→ Short exercise: Pictures stay out of this copy; please retype only the lines from the start of the records through the line with "nan = np.nan".
════
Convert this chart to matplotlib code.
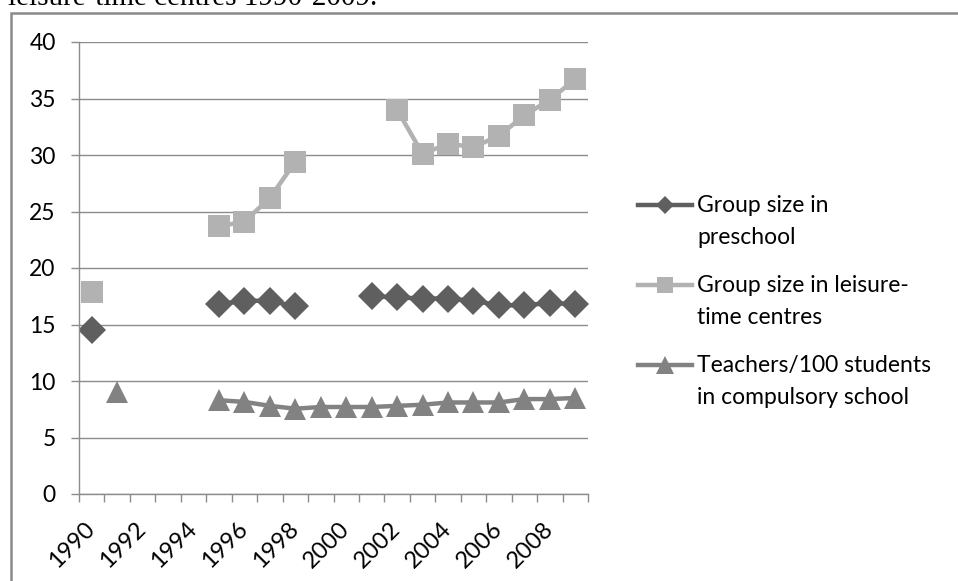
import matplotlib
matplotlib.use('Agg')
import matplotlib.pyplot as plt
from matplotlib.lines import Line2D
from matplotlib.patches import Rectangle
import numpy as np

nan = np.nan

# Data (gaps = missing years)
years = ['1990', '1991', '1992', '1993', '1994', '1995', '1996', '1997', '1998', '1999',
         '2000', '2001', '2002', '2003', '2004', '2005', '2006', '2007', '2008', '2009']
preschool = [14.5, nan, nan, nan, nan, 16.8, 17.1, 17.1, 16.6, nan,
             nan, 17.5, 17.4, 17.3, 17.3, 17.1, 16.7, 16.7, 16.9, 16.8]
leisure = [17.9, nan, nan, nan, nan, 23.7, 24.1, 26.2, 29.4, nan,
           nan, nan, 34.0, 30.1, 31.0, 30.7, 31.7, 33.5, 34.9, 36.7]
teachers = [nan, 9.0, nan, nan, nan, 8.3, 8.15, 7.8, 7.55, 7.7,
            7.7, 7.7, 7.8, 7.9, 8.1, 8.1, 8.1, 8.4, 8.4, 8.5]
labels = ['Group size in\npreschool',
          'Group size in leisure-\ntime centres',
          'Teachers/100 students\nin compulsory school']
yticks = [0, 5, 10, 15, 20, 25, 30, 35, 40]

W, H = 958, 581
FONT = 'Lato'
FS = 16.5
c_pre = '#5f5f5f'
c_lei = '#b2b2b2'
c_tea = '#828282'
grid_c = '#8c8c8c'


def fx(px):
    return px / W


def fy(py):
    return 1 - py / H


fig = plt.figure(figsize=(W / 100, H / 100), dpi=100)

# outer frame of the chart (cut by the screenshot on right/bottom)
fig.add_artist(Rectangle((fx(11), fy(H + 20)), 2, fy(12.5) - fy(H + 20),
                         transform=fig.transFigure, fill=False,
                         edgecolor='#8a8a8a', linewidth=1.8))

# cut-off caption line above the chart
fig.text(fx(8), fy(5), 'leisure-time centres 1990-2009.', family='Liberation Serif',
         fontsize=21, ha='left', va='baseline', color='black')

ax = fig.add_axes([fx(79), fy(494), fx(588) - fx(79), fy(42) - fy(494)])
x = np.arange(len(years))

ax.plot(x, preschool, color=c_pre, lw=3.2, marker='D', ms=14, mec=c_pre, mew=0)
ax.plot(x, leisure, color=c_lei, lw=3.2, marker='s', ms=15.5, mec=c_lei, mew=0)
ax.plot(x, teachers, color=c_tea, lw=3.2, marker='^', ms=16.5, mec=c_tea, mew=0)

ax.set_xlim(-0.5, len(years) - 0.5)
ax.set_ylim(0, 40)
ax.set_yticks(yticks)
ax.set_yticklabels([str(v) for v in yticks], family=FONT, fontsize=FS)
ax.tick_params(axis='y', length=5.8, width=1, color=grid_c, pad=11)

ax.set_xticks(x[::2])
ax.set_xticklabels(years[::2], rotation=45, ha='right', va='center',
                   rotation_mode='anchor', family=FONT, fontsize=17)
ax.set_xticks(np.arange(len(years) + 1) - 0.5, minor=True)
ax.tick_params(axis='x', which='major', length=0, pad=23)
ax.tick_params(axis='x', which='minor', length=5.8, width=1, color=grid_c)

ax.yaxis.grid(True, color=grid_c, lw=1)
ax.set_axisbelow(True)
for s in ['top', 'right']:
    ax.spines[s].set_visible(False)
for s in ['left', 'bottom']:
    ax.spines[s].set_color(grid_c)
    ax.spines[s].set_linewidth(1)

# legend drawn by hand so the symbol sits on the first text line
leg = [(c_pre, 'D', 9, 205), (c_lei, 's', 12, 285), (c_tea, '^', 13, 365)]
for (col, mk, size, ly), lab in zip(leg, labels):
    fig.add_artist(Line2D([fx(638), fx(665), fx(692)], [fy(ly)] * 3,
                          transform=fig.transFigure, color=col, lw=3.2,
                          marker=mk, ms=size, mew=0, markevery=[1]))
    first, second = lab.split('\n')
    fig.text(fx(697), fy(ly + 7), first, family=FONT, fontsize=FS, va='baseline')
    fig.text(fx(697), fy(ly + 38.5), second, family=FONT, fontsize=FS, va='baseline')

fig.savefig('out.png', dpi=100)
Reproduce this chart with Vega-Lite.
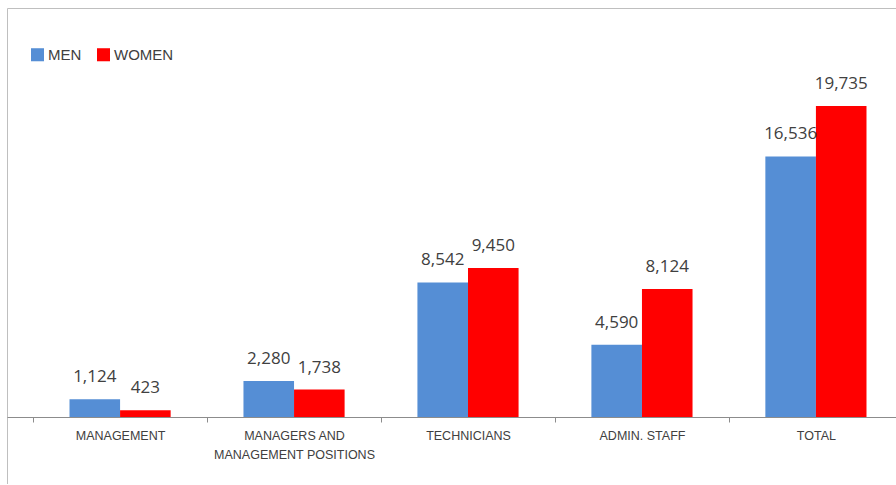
════
→ Reply:
Convert this chart to matplotlib code.
import matplotlib
matplotlib.use('Agg')
import matplotlib.pyplot as plt
from matplotlib.lines import Line2D
from matplotlib.patches import Rectangle
import numpy as np

nan = np.nan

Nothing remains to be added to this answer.